Occupied lands? During the recent controversial protest of Israel at the Toronto International Film Festival, the issue of Israel's so-called occupation of Palestinian land was chief among the complaints. Perhaps the complainants should have looked no further than their own home and native land. As former Vancouver Sun writer Ian Gill points out in his necessary and timely All That We Say is Ours: Guujaaw and the Reawakening of the Haida Nation, the land question goes to our very origins of Canada as a confederation.
“An issue,” writes Gill, who has been visiting Haida Gwaii for 25 years, “that remains perhaps the most profound failing of Canada as a nation, a deep stain on our claim to value fairness for all people in everything from our daily lives to our constitution.”

All That We Say is Ours: Guujaaw and the Reawakening of the Haida Nation, by Ian Gill, Douglas & McIntyre, 256 pages, $34.95
Haida Gwaii (“Island of the People”), according to Haida legend, emerged from a cockle shell at Rose Spit, off the coast of British Columbia, more than 10,000 years ago. A land of great abundance and beauty, it was inhabited by tens of thousands of Haida for more than 6,000 years. On a clear day, Alaska to the north is visible, but mainland Canada is never in sight.
In 1787, the islands were surveyed by Captain George Dixon and named by him after one of his ships, the Queen Charlotte (it later became known as Haida Gwaii).
At the time of colonial contact, the population was roughly 10,000 to 60,000. Ninety per cent of the population died during the 1800s from smallpox; other diseases arrived as well, including typhoid, measles and syphilis, affecting many more inhabitants. By 1900, only 350 people remained.
Industrial logging arrived on Haida Gwaii in the early 1900s.

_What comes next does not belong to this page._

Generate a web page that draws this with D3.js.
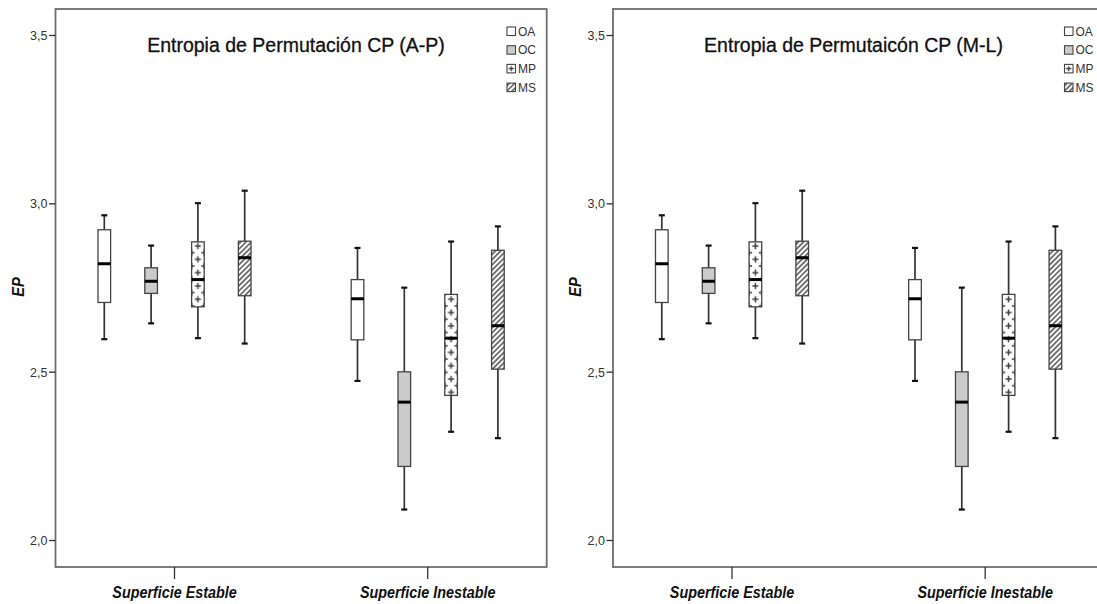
<!DOCTYPE html>
<html>
<head>
<meta charset="utf-8">
<script src="https://cdn.jsdelivr.net/npm/d3@7"></script>
<style>
  html, body { margin: 0; padding: 0; background: #fff; }
  svg { display: block; font-family: "Liberation Sans", Arial, sans-serif; }
</style>
</head>
<body>
<script>
// Permutation entropy (EP) box plots by surface and group
const categories = ["Superficie Estable", "Superficie Inestable"];
const groups = ["OA", "OC", "MP", "MS"];
const panelTitles = ["Entropia de Permutación CP (A-P)", "Entropia de Permutaicón CP (M-L)"];
const yTicks = [2.0, 2.5, 3.0, 3.5];

// box statistics, rows = surface, columns = group (OA, OC, MP, MS)
const whiskerLow  = [[2.598, 2.645, 2.601, 2.585], [2.474, 2.092, 2.323, 2.304]];
const quartile1   = [[2.707, 2.734, 2.694, 2.727], [2.596, 2.220, 2.431, 2.509]];
const medians     = [[2.822, 2.770, 2.775, 2.840], [2.718, 2.411, 2.601, 2.638]];
const quartile3   = [[2.923, 2.810, 2.887, 2.889], [2.775, 2.501, 2.731, 2.862]];
const whiskerHigh = [[2.966, 2.876, 3.002, 3.039], [2.869, 2.751, 2.888, 2.933]];

const W = 1097, H = 604;
const panelOffsets = [0, 557.5];
const frame = { left: 55.5, top: 9, right: 546.7, bottom: 567 };

const svg = d3.select("body").append("svg").attr("width", W).attr("height", H);
const defs = svg.append("defs");

const locale = d3.formatLocale({ decimal: ",", thousands: ".", grouping: [3], currency: ["", "€"] });
const fmt = locale.format(".1f");

const y = d3.scaleLinear().domain([2.0, 3.5]).range([540.5, 35.5]);
const x = d3.scalePoint().domain(categories).range([frame.left, frame.right]).padding(0.47);
const xg = d3.scaleBand().domain(groups).range([-93.6, 93.6]).paddingInner(0.73).paddingOuter(0.365);
const bw = xg.bandwidth();

const lineCol = "#333";
const fillFor = { OA: "#ffffff", OC: "#cbcbcb", MP: "url(#plus)", MS: "url(#hatch)" };
const legendFill = { OA: "#ffffff", OC: "#cbcbcb", MP: "url(#plusLegend)", MS: "url(#hatch)" };

// diagonal hatching used for MS
const hatch = defs.append("pattern").attr("id", "hatch")
  .attr("patternUnits", "userSpaceOnUse").attr("width", 3.7).attr("height", 3.7)
  .attr("patternTransform", "rotate(45)");
hatch.append("rect").attr("width", 3.7).attr("height", 3.7).attr("fill", "#fff");
hatch.append("line").attr("x1", 1.85).attr("x2", 1.85).attr("y1", 0).attr("y2", 3.7)
  .attr("stroke", "#333").attr("stroke-width", 1.3);

// plus-sign tiles used for MP (box-local coordinates, box centred on x = 0)
function plusPattern(id, x0, w, h, centers, arm, sw) {
  const p = defs.append("pattern").attr("id", id)
    .attr("patternUnits", "userSpaceOnUse").attr("x", x0).attr("y", 0)
    .attr("width", w).attr("height", h);
  p.append("rect").attr("width", w).attr("height", h).attr("fill", "#fff");
  centers.forEach(([cx, cy]) => {
    p.append("path")
      .attr("d", `M${cx - arm},${cy}H${cx + arm}M${cx},${cy - arm}V${cy + arm}`)
      .attr("stroke", "#3c3c3c").attr("stroke-width", sw).attr("fill", "none");
  });
}
const th = 13.3;
plusPattern("plus", -bw / 2, bw, th,
  [[bw / 2, th / 2], [0, 0], [bw, 0], [0, th], [bw, th]], 3, 1.5);
plusPattern("plusLegend", 0, 8.5, 8.5, [[4.25, 4.25]], 2.7, 1.3);

function drawPanel(pi) {
  const g = svg.append("g").attr("transform", `translate(${panelOffsets[pi]},0)`);

  // frame
  g.append("rect")
    .attr("x", frame.left).attr("y", frame.top)
    .attr("width", frame.right - frame.left).attr("height", frame.bottom - frame.top)
    .attr("fill", "#fff").attr("stroke", "#6e6e6e").attr("stroke-width", 1.8);

  // y axis ticks and labels
  const yAxis = g.append("g");
  yAxis.selectAll("line").data(yTicks).join("line")
    .attr("x1", frame.left - 6.5).attr("x2", frame.left)
    .attr("y1", d => y(d)).attr("y2", d => y(d))
    .attr("stroke", "#333").attr("stroke-width", 1.3);
  yAxis.selectAll("text").data(yTicks).join("text")
    .attr("x", frame.left - 8).attr("y", d => y(d)).attr("dy", "0.35em")
    .attr("text-anchor", "end").attr("font-size", 12.5).attr("fill", "#333")
    .text(d => fmt(d));

  // y title
  g.append("text")
    .attr("transform", `translate(18,287) rotate(-90) scale(0.92,1)`)
    .attr("text-anchor", "middle").attr("dy", "0.35em")
    .attr("font-size", 16).attr("font-weight", "bold").attr("font-style", "italic")
    .attr("fill", "#111").text("EP");

  // x ticks and labels
  const xAxis = g.append("g");
  xAxis.selectAll("line").data(categories).join("line")
    .attr("x1", d => x(d)).attr("x2", d => x(d))
    .attr("y1", frame.bottom).attr("y2", frame.bottom + 12)
    .attr("stroke", "#333").attr("stroke-width", 1.3);
  xAxis.selectAll("text").data(categories).join("text")
    .attr("transform", d => `translate(${x(d)},598) scale(0.87,1)`)
    .attr("text-anchor", "middle").attr("font-size", 16.5)
    .attr("font-weight", "bold").attr("font-style", "italic").attr("fill", "#111")
    .text(d => d);

  // title
  g.append("text")
    .attr("x", 296).attr("y", 52)
    .attr("text-anchor", "middle").attr("font-size", 19.5).attr("fill", "#111")
    .attr("stroke", "#111").attr("stroke-width", 0.3)
    .text(panelTitles[pi]);

  // boxes
  const rows = [];
  categories.forEach((c, ci) => groups.forEach((s, si) => rows.push({
    c, s, lo: whiskerLow[ci][si], q1: quartile1[ci][si], med: medians[ci][si],
    q3: quartile3[ci][si], hi: whiskerHigh[ci][si]
  })));

  const box = g.selectAll("g.box").data(rows).join("g").attr("class", "box")
    .attr("transform", d => `translate(${x(d.c) + xg(d.s) + bw / 2},0)`);

  box.append("line").attr("y1", d => y(d.hi)).attr("y2", d => y(d.q3))
    .attr("stroke", lineCol).attr("stroke-width", 1.7);
  box.append("line").attr("y1", d => y(d.q1)).attr("y2", d => y(d.lo))
    .attr("stroke", lineCol).attr("stroke-width", 1.7);
  box.append("line").attr("x1", -3).attr("x2", 3)
    .attr("y1", d => y(d.hi)).attr("y2", d => y(d.hi))
    .attr("stroke", "#111").attr("stroke-width", 2.2);
  box.append("line").attr("x1", -3).attr("x2", 3)
    .attr("y1", d => y(d.lo)).attr("y2", d => y(d.lo))
    .attr("stroke", "#111").attr("stroke-width", 2.2);

  box.append("rect")
    .attr("x", -bw / 2).attr("width", bw)
    .attr("y", d => y(d.q3)).attr("height", d => y(d.q1) - y(d.q3))
    .attr("fill", d => fillFor[d.s])
    .attr("stroke", "#444").attr("stroke-width", 1.3);

  box.append("line").attr("x1", -bw / 2).attr("x2", bw / 2)
    .attr("y1", d => y(d.med)).attr("y2", d => y(d.med))
    .attr("stroke", "#000").attr("stroke-width", 3);

  // legend
  const lg = g.append("g").attr("transform", "translate(507,27)");
  const item = lg.selectAll("g").data(groups).join("g")
    .attr("transform", (d, i) => `translate(0,${i * 18.7})`);
  item.append("rect").attr("width", 8.5).attr("height", 8.5)
    .attr("fill", d => legendFill[d])
    .attr("stroke", "#444").attr("stroke-width", 1.1);
  item.append("text").attr("x", 11).attr("y", 4.5).attr("dy", "0.35em")
    .attr("font-size", 12).attr("fill", "#333").text(d => d);
}

panelTitles.forEach((t, i) => drawPanel(i));
</script>
</body>
</html>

The Gowgaia Institute estimates that 170,000 hectares were logged over the next century – enough wood to circle the Earth with a six-foot diameter log worth about $20-billion. The land in Haida Gwaii was ruined, as what was once forest was laid bare.
“From an aboriginal perspective, ownership of the land was never in question until someone arrived to contest it,” Gill writes. Beginning with Sir James Douglas and the Hudson's Bay Company, there was no real distinction between the goals of government and those of business. The land question was never settled by successive B.C. governments, which preferred not to acknowledge that there was a “question” at all. Native people were herded onto reserves and left to their misery.
The blockade was a significant new chapter in Haida mythology
Gary Edenshaw, later known as the visionary artist, drummer and orator Giindajin Haawasti Guujaaw, was born in 1953 into a family of nine children in the town of Masset on Haida Gwaii. A young tough working at the Dragon Bowling Alley, rowing, signing and drumming, he became known as Giindajin, full of questions.
Giindajin did not go to residential school, however, avoiding it by “the narrowest of threads,” dancing at the feet of his great grandmother and demonstrating a keenness for listening to the stories of his elders, connected him to the Haida's vast culture. His mother died when he was a teenager; he learned carpentry as a trade, leaving the island for a few years before returning to his hometown in the early 1970s, when Haida Gwaii had begun to attract some counter-culture types. Jenny Nelson, a flower child from Ontario, became his wife and mother of his children.